------ MATERIAL ------

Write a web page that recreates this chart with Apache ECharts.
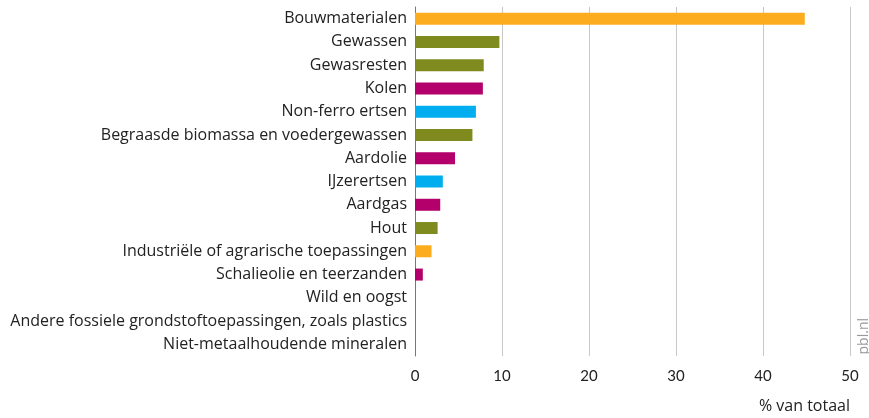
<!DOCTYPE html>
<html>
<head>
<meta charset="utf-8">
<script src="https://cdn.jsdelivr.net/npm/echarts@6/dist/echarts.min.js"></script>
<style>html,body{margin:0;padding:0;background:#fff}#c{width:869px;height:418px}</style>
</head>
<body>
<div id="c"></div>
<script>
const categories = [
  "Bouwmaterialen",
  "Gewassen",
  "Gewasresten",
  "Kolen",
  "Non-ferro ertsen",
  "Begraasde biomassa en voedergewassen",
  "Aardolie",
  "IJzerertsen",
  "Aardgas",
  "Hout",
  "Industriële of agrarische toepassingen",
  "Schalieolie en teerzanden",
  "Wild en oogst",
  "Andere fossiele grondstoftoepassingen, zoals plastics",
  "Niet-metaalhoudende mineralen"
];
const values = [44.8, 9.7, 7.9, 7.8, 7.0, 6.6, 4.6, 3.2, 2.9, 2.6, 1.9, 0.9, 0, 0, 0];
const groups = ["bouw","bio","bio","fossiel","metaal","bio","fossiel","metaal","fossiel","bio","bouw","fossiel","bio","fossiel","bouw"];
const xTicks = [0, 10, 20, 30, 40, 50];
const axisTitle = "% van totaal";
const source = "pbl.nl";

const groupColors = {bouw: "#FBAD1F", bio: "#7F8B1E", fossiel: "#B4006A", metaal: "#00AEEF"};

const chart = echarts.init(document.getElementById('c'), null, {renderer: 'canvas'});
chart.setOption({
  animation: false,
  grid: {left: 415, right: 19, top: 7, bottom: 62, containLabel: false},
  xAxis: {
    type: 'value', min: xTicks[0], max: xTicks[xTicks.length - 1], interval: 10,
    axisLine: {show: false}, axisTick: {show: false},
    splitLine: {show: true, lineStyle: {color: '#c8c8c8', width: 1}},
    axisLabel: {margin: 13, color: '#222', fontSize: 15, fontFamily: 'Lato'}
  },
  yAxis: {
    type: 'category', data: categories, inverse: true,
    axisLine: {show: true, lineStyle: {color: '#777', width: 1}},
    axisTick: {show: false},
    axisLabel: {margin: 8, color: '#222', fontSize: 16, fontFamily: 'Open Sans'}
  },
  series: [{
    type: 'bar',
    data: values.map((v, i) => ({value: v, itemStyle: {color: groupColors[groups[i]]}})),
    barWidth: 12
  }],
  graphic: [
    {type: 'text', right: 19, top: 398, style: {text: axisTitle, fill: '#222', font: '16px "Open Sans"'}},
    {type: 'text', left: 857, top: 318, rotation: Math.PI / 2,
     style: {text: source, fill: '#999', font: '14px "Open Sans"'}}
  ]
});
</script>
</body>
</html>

------
------ MATERIAL ------

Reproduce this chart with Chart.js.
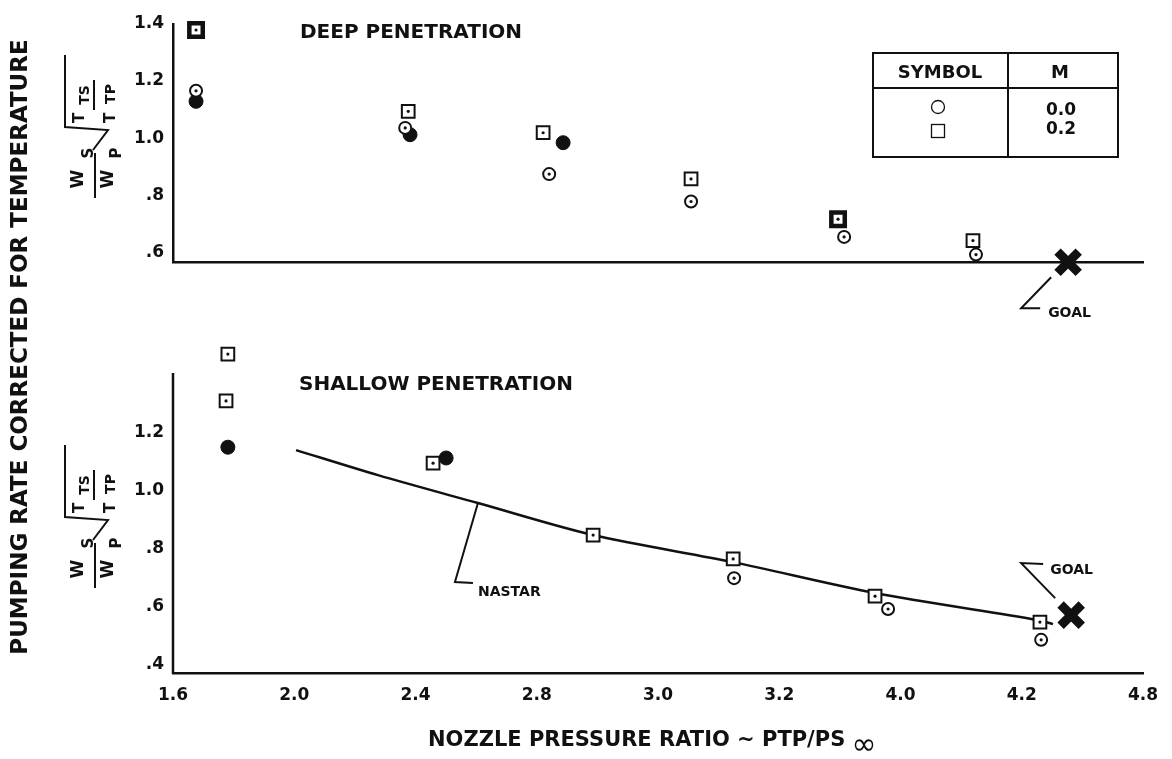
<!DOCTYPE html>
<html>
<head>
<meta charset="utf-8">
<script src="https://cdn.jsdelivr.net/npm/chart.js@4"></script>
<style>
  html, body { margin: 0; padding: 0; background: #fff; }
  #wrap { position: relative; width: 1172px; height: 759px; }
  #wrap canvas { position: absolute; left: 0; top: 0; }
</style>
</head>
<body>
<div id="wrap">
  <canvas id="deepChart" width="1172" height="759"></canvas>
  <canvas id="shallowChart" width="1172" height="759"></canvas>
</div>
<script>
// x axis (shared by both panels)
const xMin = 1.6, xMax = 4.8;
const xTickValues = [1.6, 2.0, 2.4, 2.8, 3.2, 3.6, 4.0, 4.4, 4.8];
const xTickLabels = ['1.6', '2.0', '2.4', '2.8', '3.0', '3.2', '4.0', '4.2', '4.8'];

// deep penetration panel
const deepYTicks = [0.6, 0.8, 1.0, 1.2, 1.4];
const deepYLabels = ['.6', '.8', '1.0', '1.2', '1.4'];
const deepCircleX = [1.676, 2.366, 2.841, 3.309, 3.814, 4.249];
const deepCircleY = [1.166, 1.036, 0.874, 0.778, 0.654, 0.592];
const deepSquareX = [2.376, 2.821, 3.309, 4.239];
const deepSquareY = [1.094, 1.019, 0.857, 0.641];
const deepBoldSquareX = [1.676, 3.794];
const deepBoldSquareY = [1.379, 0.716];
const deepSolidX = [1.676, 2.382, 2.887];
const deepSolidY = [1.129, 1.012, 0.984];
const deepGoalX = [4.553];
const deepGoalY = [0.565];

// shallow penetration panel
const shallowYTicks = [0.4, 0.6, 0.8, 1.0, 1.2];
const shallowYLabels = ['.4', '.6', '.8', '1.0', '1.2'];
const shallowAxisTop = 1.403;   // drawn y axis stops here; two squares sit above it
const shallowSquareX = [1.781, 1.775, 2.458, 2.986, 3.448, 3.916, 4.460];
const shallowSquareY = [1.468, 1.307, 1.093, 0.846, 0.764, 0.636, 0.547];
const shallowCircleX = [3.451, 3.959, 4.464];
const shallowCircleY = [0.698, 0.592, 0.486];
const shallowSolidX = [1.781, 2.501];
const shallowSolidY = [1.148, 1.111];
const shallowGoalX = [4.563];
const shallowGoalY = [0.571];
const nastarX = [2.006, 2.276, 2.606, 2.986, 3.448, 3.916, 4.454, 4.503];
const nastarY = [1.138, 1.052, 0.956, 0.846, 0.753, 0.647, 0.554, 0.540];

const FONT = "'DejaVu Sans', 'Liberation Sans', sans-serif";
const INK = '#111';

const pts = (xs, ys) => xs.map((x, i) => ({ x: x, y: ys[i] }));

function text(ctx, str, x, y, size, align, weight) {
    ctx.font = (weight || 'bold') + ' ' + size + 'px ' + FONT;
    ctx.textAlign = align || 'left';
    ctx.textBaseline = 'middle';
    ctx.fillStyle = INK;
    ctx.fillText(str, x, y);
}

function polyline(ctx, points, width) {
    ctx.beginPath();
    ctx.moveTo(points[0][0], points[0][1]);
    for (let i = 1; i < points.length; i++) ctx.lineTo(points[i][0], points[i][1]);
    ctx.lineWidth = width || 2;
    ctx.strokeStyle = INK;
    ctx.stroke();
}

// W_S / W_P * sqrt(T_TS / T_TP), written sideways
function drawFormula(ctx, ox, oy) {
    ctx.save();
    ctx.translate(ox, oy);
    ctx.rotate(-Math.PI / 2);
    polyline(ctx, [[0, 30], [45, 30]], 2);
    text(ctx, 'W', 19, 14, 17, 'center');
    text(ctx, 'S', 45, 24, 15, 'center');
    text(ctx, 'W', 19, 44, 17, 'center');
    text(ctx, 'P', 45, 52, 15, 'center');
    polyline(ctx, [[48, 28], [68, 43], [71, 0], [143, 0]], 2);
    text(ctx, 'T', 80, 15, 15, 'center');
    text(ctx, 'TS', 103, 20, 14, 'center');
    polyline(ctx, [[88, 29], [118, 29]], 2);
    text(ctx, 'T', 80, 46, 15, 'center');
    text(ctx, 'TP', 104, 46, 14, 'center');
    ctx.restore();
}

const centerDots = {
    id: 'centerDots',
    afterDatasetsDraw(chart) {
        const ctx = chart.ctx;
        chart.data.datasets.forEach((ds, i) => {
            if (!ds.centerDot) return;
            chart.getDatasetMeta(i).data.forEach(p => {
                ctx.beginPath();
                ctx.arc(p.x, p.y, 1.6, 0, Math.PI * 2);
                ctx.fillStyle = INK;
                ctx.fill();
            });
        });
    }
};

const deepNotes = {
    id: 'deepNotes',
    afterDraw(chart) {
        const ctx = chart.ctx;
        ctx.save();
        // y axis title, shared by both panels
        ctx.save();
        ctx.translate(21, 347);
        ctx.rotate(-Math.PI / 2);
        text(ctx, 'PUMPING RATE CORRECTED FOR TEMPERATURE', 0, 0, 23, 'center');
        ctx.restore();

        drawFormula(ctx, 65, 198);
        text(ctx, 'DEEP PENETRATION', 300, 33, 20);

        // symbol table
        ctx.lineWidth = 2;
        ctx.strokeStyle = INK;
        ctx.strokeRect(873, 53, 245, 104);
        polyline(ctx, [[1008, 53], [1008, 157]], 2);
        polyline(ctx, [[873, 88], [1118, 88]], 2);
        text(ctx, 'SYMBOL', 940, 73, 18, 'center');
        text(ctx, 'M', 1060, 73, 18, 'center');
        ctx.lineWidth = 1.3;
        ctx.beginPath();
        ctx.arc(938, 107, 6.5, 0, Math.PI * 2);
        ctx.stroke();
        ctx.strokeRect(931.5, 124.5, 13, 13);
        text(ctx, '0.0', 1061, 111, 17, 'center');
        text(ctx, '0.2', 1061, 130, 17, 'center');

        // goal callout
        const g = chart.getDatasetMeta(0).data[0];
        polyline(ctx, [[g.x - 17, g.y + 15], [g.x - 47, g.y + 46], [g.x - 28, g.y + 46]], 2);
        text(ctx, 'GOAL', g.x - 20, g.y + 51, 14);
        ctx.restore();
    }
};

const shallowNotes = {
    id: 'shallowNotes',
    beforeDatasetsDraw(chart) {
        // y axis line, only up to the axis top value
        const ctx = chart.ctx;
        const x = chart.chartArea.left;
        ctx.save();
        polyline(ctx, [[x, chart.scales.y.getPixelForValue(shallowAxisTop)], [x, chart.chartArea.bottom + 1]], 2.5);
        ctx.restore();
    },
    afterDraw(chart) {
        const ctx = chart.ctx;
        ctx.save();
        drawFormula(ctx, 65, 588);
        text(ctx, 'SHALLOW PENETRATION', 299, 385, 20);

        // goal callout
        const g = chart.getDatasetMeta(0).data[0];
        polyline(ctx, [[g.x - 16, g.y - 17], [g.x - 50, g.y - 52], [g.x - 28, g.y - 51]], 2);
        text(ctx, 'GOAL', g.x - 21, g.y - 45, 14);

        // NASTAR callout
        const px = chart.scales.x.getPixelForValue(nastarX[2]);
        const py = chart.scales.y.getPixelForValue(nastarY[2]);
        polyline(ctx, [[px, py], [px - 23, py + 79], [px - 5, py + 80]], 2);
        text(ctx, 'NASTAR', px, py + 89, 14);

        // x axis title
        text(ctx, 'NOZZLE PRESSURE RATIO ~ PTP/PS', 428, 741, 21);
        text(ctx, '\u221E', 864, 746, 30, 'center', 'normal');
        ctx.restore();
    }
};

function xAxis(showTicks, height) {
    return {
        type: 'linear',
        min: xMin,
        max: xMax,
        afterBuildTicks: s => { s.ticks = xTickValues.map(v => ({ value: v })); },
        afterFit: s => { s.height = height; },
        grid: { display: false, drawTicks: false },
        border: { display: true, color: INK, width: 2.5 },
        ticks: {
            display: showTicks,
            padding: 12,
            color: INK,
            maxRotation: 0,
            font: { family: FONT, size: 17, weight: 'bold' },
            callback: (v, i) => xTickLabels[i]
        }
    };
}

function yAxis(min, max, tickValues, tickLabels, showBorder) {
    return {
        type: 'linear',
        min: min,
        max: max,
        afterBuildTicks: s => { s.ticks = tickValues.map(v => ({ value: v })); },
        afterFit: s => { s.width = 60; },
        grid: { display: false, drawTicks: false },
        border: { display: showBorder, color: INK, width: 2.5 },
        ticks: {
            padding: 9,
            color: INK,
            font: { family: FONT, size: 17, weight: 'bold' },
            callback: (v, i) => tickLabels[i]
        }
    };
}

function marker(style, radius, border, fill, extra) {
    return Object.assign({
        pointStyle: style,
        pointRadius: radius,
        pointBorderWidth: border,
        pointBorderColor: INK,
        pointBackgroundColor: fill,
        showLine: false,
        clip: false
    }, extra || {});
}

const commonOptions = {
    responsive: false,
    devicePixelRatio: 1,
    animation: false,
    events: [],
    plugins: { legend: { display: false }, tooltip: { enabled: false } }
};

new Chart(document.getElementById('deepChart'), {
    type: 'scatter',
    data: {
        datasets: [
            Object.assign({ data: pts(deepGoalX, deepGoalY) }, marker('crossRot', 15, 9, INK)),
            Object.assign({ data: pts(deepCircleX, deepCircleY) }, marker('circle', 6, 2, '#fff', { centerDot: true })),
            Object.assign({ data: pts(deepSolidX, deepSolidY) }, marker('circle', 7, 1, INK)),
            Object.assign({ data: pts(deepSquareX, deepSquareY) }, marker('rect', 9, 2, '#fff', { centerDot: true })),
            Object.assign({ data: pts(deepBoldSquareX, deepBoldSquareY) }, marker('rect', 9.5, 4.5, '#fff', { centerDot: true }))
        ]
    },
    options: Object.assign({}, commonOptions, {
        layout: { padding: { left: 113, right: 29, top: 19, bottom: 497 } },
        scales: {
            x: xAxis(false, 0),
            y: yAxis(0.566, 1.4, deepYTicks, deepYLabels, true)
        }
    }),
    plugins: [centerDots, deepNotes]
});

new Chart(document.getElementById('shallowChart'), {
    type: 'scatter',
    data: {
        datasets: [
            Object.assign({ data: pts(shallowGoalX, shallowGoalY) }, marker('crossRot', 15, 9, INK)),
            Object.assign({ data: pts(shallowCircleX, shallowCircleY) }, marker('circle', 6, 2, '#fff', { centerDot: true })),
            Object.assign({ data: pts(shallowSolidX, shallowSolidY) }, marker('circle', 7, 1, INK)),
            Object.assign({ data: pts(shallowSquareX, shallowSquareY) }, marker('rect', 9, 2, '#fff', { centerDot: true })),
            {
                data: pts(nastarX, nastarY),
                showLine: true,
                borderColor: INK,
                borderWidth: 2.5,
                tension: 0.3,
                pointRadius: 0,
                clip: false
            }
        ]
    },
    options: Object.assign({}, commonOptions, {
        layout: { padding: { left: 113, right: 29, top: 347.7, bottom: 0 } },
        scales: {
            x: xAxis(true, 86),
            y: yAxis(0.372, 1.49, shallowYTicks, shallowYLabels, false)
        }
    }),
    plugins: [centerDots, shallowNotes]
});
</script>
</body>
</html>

------

Identify and copy the lines holding the word "with".

ANSWER TO THE TASK »
Write a web page that recreates this chart with Apache ECharts.
Reproduce this chart with Chart.js.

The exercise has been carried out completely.